Manning Feraci, VP of federal affairs with NBB, said: "This is a flawed decision. The imposition of provisional duties is nothing more than a politically expedient effort to appease the protectionist whims of the European biodiesel industry and is inconsistent with the European Union's (EU) World Trade Organization (WTO) obligations. This sets a dangerous precedent for global commerce. It is important to remember that this is an interim step in the ongoing investigations. To comply with WTO rules, the EC must prove that harm is being caused to the EU industry before duties are imposed. This simply is not the case, and the EC has data before it clearly demonstrating that the European biodiesel industry has not been harmed by U.S. competition. In fact, some EU companies have fared quite well. For those that have not, it is factors unrelated to U.S. competition bad business models; high feedstock costs; and detrimental EU member state policy- that are to blame. Hopefully, the EC will now take more time to fully consider the evidence before it and render a final decision later this year that is consistent with the facts and the EU's WTO obligations."

The amount of the duties, which are temporary until a final decision is reached within six months, range from 260 Euros (approximately $339) per metric ton (approximately 300 gallons) on Archer Daniels Midland, to 410 Euros (approximately $533 dollars) per metric ton (approximately 300 gallons) on Peter Cremer North America.
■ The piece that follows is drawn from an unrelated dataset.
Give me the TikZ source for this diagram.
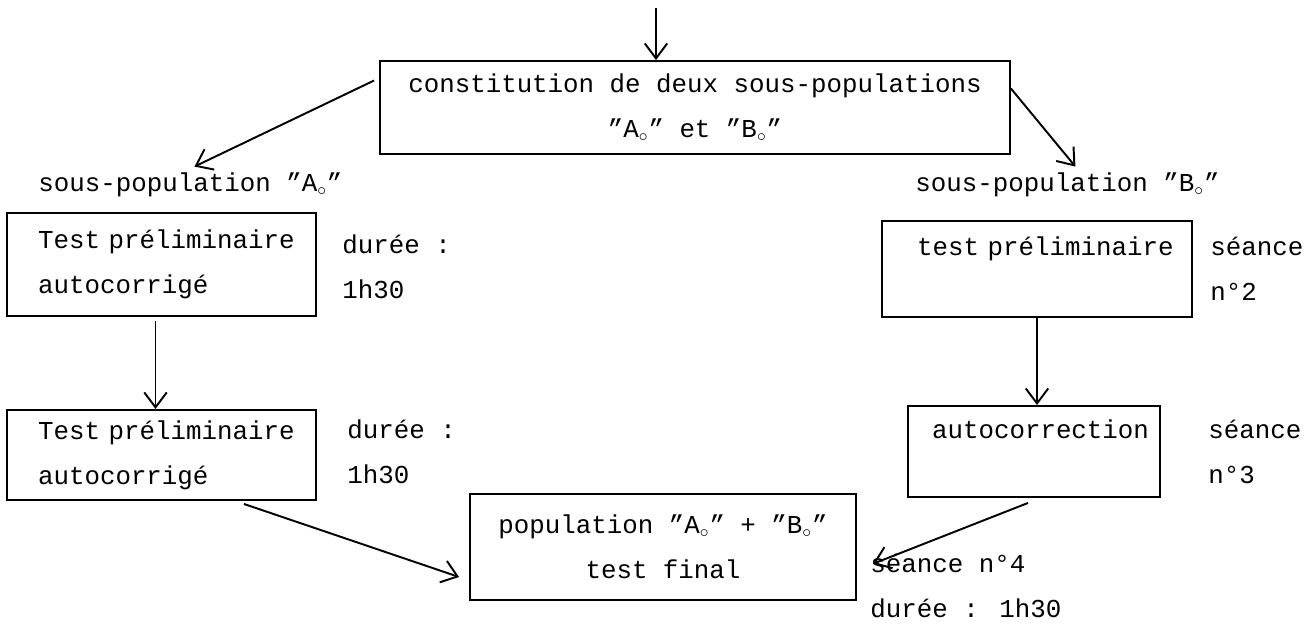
\documentclass[tikz,border=0pt]{standalone}
\usepackage{fontspec}
\setmainfont{Liberation Mono}[WordSpace={1,0,0}]
\usetikzlibrary{arrows.meta}

\newcommand{\Ao}{"A$_\circ$"}
\newcommand{\Bo}{"B$_\circ$"}

\tikzset{
	boite/.style={draw, line width=1.1pt, inner sep=0pt},
	fleche/.style={line width=1.1pt, -{Straight Barb[length=3mm,width=4.5mm]}},
	texte/.style={inner sep=0pt, align=left, anchor=west}
}

\begin{document}
\begin{tikzpicture}[x=0.02cm, y=-0.02cm, font=\fontsize{14.7}{25.6}\selectfont]
		\useasboundingbox (0,0) rectangle (1315,624);

		\coordinate (entree) at (656,8);
		\node[boite, align=center, minimum width=12.6cm, minimum height=1.86cm] (constit) at (695,107.5)
			{constitution de deux sous-populations\\\Ao{} et \Bo};

		\node[texte] (sousA) at (38,185) {sous-population \Ao};
		\node[texte] (sousB) at (915,185) {sous-population \Bo};

		\node[boite, text width=4.94cm, align=left, minimum width=6.18cm, minimum height=2.06cm] (testA) at (161.5,264.5)
			{\mbox{Test préliminaire}\\autocorrigé};
		\node[texte] (dureeA) at (342,267) {durée :\\1h30};

		\node[boite, text width=4.94cm, align=left, minimum width=6.18cm, minimum height=1.8cm] (corrA) at (161.5,455)
			{\mbox{Test préliminaire}\\autocorrigé};
		\node[texte] (dureeB) at (347,452) {durée :\\1h30};

		\node[boite, text width=4.8cm, align=left, minimum width=6.2cm, minimum height=1.92cm] (testB) at (1037,269)
			{\mbox{test préliminaire}\\~};
		\node[texte] (seance2) at (1210,269) {séance\\n°2};

		\node[boite, text width=4.08cm, align=left, minimum width=5.04cm, minimum height=1.82cm] (corrB) at (1034,451.5)
			{\mbox{autocorrection}\\~};
		\node[texte] (seance3) at (1208,451.5) {séance\\n°3};

		\node[boite, align=center, minimum width=7.72cm, minimum height=2.12cm] (final) at (663,547)
			{population \Ao{} + \Bo\\test final};
		\node[texte] (seance4) at (870,586) {séance n°4\\durée : 1h30};

		\draw[fleche] (entree) -- (entree |- constit.north);
		\draw[fleche] ([shift={(-5,-27)}]constit.west) -- ([shift={(4,-6)}]sousA.north);
		\draw[fleche] ([shift={(0,-19)}]constit.east) -- ([shift={(8,-6)}]sousB.north);
		\draw[fleche] ([shift={(-6,4)}]testA.south) -- ([shift={(-6,0)}]corrA.north);
		\draw[fleche] (testB.south) -- (testB.south |- corrB.north);
		\draw[fleche] ([shift={(-73,3)}]corrA.south east) -- ([shift={(-10,30)}]final.west);
		\draw[fleche] ([shift={(-6,5)}]corrB.south) -- ([shift={(3,10)}]seance4.north west);
	\end{tikzpicture}
\end{document}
Cargill, Imperium Renewables, Green Earth Energy Fuels, and World Energy Alternatives fall somewhere in that range as well.
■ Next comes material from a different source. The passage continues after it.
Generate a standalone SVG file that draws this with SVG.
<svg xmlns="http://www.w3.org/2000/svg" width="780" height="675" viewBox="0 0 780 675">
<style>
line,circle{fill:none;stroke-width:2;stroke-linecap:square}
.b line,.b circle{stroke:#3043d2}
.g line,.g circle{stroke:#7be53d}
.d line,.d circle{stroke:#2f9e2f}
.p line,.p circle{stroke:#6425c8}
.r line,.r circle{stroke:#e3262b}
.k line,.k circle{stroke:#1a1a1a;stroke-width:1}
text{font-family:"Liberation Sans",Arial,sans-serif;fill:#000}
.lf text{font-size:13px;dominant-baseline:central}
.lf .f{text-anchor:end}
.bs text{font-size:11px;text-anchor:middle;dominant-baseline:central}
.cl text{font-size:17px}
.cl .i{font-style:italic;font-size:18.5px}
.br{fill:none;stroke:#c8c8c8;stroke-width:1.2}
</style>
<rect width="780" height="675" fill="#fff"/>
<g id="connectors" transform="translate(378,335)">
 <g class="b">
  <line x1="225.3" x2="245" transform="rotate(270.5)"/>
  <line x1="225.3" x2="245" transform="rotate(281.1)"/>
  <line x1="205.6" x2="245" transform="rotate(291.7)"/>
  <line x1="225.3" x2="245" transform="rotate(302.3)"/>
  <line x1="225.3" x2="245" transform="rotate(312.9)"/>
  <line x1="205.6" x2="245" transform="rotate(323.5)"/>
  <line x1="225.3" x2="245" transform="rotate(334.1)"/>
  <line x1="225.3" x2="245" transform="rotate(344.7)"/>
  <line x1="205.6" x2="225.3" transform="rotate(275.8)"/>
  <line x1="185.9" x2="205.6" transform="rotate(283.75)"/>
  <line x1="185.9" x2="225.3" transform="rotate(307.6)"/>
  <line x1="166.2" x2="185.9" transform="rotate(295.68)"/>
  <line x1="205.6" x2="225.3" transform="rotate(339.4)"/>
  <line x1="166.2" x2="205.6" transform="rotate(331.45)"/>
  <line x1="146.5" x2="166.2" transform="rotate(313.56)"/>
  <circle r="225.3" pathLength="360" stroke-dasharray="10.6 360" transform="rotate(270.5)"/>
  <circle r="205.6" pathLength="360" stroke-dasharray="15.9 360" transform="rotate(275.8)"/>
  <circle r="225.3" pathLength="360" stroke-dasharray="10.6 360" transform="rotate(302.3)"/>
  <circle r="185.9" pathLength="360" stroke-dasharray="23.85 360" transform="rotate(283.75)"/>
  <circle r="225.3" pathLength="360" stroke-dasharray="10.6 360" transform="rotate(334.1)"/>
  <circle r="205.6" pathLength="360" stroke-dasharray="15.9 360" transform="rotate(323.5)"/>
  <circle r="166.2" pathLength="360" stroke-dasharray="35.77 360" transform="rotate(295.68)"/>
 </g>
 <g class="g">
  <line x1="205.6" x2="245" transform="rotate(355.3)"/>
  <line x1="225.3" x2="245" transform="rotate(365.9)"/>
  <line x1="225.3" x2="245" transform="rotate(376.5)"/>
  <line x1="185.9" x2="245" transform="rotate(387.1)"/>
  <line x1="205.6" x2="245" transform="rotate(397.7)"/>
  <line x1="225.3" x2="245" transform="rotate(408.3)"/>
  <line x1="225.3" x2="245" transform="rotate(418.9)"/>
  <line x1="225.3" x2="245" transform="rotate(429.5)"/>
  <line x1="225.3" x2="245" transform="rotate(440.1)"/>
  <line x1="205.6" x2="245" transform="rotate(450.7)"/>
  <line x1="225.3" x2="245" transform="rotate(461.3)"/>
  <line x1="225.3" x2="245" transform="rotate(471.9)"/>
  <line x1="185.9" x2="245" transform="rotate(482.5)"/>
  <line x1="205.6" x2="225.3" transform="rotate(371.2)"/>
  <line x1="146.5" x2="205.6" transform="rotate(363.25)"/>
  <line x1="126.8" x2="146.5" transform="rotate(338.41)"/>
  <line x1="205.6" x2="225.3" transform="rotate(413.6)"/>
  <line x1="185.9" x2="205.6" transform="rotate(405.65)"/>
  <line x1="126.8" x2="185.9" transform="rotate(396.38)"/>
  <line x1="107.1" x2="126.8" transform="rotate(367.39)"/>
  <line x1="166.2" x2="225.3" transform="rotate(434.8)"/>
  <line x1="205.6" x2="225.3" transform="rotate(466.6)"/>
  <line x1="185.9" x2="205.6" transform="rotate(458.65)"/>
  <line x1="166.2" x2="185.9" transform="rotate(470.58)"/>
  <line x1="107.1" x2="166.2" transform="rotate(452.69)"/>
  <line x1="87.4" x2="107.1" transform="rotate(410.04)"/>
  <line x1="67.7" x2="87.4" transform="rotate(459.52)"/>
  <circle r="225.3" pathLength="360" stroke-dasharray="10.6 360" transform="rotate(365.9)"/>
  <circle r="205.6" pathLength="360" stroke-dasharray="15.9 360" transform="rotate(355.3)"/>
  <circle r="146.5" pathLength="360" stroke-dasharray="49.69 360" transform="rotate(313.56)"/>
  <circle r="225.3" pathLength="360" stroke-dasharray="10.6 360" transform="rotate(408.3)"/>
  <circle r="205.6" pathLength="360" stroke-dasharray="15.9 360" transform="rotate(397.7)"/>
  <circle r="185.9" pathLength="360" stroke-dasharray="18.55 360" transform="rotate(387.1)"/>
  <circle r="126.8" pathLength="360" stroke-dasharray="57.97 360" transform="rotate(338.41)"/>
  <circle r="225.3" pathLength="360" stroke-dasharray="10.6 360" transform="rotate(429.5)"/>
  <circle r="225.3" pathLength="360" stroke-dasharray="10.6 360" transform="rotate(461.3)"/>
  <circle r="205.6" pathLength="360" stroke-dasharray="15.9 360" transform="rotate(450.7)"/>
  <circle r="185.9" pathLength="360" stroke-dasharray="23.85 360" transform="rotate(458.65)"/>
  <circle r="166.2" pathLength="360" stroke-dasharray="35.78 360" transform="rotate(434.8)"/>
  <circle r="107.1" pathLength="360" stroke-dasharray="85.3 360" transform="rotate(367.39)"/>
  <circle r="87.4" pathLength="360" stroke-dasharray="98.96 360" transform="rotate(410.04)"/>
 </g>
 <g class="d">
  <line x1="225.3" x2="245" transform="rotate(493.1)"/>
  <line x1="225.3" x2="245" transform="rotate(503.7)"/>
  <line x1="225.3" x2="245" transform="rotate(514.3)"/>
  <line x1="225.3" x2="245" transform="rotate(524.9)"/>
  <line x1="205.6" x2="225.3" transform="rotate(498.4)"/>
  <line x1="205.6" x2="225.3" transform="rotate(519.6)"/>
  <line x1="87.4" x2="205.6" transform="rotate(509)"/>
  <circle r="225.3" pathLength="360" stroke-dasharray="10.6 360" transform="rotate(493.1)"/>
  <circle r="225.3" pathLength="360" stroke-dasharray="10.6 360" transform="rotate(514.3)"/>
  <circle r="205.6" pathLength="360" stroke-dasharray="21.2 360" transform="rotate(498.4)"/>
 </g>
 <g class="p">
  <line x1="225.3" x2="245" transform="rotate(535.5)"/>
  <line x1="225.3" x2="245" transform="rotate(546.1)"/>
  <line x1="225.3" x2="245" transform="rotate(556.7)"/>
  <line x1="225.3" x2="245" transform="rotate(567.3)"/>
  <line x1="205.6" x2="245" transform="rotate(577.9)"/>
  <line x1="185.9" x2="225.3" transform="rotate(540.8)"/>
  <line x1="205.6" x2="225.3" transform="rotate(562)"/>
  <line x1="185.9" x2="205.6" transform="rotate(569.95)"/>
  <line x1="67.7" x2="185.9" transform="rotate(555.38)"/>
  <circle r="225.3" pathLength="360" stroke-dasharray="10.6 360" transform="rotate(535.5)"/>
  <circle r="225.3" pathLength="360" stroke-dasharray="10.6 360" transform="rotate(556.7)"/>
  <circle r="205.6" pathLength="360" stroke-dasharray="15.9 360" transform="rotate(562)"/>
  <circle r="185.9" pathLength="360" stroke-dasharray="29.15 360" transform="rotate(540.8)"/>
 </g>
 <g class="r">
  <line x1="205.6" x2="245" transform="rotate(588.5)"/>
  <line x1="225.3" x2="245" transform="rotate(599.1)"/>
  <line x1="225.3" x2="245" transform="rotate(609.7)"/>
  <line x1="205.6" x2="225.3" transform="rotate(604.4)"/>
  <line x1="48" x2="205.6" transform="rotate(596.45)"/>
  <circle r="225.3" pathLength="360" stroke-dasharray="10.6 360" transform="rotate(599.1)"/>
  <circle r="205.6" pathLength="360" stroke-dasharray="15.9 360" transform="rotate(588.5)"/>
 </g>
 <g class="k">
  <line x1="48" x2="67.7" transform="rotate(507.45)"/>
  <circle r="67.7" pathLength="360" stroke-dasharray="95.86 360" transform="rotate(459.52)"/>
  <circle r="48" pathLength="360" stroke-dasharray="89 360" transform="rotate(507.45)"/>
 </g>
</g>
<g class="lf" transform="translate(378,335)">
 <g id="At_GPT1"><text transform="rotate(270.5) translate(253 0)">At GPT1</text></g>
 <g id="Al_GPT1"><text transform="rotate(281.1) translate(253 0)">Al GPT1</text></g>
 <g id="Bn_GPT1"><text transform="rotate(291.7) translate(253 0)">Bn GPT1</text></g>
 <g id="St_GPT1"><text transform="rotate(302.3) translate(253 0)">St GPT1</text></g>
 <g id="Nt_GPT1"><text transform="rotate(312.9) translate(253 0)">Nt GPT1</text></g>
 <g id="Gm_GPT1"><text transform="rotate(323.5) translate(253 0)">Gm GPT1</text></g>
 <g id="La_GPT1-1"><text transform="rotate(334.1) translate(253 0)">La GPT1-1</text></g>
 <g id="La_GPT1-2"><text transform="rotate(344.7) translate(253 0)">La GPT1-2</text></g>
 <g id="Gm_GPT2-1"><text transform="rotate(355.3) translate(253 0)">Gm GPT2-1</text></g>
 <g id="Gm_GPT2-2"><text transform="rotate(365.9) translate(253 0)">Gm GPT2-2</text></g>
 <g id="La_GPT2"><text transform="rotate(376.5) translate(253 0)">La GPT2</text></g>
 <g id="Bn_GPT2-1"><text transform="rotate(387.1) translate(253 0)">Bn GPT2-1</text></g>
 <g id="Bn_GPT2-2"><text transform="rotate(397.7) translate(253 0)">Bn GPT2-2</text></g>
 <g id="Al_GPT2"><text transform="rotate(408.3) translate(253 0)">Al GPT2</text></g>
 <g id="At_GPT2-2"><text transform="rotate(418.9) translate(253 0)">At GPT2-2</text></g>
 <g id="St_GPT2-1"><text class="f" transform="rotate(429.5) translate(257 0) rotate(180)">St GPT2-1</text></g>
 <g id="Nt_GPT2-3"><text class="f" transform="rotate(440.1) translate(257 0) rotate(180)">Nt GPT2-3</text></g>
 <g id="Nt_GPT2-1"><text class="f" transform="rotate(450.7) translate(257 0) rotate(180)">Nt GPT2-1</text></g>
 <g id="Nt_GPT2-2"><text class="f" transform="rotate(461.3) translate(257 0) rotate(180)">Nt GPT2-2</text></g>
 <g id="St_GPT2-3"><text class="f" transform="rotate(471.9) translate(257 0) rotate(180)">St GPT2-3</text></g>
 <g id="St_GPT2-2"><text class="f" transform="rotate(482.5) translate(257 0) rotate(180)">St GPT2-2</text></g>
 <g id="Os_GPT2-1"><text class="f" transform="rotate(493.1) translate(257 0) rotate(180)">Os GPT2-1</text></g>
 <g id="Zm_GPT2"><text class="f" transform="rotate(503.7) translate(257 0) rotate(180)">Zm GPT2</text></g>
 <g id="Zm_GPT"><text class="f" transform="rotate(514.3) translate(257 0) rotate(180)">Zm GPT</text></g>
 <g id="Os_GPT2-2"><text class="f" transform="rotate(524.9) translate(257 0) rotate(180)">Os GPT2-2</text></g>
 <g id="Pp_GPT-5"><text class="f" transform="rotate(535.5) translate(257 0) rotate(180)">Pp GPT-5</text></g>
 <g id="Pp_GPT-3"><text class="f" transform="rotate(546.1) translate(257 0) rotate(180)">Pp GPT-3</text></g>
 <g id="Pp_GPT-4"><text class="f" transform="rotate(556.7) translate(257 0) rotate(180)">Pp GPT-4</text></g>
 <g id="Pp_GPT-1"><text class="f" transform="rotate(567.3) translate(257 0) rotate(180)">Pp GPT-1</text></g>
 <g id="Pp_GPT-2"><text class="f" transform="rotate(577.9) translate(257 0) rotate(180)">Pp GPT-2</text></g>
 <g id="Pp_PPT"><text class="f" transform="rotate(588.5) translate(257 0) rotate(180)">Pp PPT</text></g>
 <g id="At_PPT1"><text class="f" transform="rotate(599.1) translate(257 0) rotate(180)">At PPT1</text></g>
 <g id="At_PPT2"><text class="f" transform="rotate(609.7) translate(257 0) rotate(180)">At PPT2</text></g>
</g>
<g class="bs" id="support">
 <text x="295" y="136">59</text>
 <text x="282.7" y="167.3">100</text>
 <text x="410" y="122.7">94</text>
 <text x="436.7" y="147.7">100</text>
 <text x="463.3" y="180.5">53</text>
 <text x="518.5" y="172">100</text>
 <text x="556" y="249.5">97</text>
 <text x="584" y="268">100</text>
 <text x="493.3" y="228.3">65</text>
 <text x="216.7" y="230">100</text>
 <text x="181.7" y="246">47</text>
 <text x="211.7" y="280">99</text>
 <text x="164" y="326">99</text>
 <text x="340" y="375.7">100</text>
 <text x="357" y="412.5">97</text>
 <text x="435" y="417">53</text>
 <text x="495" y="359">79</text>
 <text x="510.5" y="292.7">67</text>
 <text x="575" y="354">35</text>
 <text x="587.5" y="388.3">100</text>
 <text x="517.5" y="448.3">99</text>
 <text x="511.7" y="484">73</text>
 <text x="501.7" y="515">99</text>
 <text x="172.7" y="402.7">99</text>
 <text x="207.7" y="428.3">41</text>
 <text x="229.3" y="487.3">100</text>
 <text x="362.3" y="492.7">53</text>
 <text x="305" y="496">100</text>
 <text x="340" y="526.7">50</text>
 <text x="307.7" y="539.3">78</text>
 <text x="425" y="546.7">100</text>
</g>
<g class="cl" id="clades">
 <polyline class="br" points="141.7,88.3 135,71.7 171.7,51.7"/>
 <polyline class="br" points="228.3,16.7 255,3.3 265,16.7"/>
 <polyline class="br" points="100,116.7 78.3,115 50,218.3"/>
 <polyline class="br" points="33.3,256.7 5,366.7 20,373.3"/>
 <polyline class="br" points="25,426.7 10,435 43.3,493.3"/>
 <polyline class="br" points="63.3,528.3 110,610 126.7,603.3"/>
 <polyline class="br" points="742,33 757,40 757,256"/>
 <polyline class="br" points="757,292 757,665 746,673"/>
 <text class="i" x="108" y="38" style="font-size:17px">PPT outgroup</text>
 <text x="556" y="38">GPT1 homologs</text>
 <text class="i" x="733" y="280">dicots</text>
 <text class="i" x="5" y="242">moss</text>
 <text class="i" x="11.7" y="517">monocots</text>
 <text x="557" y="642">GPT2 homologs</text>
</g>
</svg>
Imperium Renewables, for which $377 per metric ton (approximately 300 gallons) of B99 is expected to be levied if it wants to sell biodiesel into the European market, is blaming the recent decision for its laying off 24 workers at its Grays Harbor biodiesel plant.

Of course the Europeans see things differently. European Biodiesel Board Secretary General Raffaello Garofalo said: "This decision represents no less than a decisive move for the European biodiesel industry, as it will reestablish the level playing field that our producers have long hoped for. The European Commission has recognized our legitimate right to produce and market biodiesel under fair market conditions, as well as the need to put an end to obvious unfair trade practices critically affecting the viability of a major EU industry."

I don't think the fact that this happened is a surprise to anyone; except the specifics maybe.